TO DO: Tally the lines that include "with". Output the number only.

━━━━━ ITEMS ━━━━━

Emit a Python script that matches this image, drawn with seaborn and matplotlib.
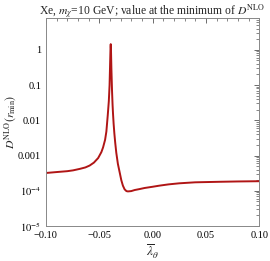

━━━━━
━━━━━ ITEMS ━━━━━

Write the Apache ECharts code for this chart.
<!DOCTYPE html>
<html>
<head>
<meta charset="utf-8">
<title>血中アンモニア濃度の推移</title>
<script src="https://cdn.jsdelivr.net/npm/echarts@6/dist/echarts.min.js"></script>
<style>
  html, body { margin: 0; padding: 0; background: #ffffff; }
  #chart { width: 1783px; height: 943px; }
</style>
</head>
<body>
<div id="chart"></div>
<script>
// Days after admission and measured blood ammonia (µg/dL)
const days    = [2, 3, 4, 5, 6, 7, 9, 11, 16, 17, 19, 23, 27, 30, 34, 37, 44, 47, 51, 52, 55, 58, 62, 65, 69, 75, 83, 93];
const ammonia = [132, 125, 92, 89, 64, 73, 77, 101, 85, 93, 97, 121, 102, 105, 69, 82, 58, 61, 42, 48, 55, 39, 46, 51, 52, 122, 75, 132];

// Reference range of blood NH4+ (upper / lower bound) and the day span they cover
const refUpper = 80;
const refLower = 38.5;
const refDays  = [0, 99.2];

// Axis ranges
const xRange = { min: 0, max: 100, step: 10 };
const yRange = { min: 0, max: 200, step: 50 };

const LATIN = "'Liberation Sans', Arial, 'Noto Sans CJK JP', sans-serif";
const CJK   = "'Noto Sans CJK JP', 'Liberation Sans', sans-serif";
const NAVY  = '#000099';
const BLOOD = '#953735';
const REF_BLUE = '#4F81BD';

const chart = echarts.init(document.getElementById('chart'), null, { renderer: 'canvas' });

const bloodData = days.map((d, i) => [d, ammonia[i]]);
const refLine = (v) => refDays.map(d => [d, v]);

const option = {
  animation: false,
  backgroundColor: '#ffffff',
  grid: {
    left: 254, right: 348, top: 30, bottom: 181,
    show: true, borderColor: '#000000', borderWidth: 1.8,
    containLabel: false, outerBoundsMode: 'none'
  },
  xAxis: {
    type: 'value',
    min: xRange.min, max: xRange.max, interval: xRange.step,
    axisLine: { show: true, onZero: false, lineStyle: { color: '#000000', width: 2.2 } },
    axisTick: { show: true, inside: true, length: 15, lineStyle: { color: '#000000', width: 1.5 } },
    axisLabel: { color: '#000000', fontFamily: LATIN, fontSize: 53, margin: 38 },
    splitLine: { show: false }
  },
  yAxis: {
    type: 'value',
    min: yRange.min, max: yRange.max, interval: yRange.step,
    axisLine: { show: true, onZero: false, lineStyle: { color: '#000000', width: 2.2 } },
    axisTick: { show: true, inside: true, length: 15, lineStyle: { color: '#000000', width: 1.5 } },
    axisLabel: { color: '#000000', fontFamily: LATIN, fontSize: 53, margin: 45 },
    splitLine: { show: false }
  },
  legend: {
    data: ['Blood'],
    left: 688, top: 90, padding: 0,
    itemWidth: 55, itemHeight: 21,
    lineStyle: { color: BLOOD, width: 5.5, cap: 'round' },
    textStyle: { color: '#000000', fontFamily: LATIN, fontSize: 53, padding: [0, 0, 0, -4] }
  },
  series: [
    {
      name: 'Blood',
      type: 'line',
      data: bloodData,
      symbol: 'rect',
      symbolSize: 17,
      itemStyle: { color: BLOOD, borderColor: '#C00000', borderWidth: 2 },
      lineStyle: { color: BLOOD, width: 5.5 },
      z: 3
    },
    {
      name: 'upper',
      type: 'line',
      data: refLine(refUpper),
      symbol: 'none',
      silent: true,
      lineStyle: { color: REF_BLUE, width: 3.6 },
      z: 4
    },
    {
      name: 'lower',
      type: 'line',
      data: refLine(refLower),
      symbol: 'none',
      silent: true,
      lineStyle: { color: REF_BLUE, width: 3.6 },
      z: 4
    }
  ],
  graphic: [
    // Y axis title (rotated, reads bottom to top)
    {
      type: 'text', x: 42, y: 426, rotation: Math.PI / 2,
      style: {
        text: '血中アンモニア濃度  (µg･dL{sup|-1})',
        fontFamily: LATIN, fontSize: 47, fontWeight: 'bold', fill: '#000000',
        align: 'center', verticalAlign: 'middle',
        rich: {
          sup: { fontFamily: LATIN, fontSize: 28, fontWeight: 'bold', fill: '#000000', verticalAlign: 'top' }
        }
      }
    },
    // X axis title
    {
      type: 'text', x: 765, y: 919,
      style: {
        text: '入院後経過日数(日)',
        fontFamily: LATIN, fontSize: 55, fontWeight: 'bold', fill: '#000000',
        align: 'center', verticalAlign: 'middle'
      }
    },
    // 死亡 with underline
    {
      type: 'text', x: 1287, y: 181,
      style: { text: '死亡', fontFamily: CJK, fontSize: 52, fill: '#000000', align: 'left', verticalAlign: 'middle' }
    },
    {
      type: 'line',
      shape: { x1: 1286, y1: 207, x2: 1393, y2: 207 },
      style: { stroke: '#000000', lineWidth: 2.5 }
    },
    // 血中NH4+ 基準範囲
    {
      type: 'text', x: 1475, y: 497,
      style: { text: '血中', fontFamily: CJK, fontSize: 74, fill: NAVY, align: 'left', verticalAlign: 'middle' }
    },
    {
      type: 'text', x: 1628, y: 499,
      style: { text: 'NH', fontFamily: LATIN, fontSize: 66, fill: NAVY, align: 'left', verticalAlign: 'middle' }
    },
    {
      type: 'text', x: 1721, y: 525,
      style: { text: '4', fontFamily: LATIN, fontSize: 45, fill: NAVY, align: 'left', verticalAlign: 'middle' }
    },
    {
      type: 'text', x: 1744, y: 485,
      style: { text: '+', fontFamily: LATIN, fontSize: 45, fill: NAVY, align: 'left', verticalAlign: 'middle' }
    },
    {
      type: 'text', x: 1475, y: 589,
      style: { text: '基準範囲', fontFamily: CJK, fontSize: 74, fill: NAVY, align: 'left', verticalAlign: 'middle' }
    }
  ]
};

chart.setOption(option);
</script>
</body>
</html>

━━━━━

TASK RESULT: 2